Joanna Cannon’s debut novel, The Trouble with Goats and Sheep, was only published in late January and is already being touted by some as one of the books of the year. For me, however, this is a solid three-star read rather than a five-star favourite. But I would still recommend this novel wholeheartedly.
The Trouble with Goats and Sheep is set on the Avenue during the long, hot summer of 1976. The stars of the novel are a brace of lovable ten year olds (Tilly and Grace) and Joanna Cannon’s writing, which manages to be comic and piercingly insightful at the same time:
My mother said I was at an awkward age. I didn’t feel especially awkward, so I presumed she meant that it was awkward for them.
When their neighbour Mrs Creasy goes missing, Tilly and Grace devote their summer holidays to finding her – and to finding God. As their search gathers pace, the novel flits from Grace’s first-person narrative to viewing events from her adult neighbours’ perspectives. It thus becomes clear that the grown ups, including Grace’s parents, are harbouring secrets far beyond Tilly and Grace’s understanding. The security and certainties of childhood are about to be challenged:
Even the avenue had changed. Giant fissures opened on yellowed lawns and paths felt soft and unsteady. Things which had been solid and reliable were now pliant and uncertain. Nothing felt sure any more.

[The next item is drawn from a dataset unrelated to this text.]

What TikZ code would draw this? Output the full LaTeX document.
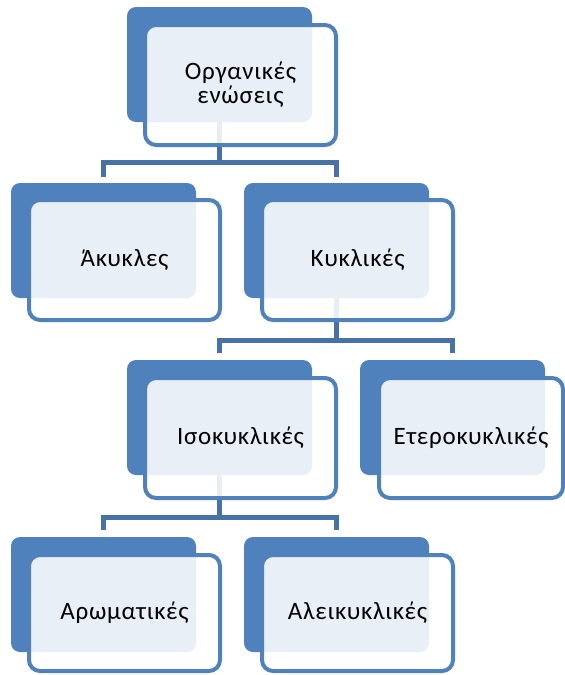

There is a whiff of To Kill a Mockingbird about this novel, and not just because of the child narrator. The central theme of the book is the treatment of outsiders, with outsiders being the goats of the title and the rest of society being the sheep. This theme isn’t dealt with in great depth, though, and I never felt that the children’s perspectives shifted enough for this to be considered the coming-of-age novel it promised to be. Grace and Tilly are, of course, slightly too whimsical and knowing to be wholly convincing as characters but they make up for this with their sheer charm. Their friendship is also depicted very touchingly. The plot doesn’t have a great deal of momentum but it ticks along quite nicely. There are no real revelations, however, and the ending does have a slight ‘is that it?’ quality.
This is a beautifully written, charming and entertaining novel that is well worth reading. For me, though, it doesn’t quite have the substance or the originality to be considered the modern classic it is being billed as in some corners.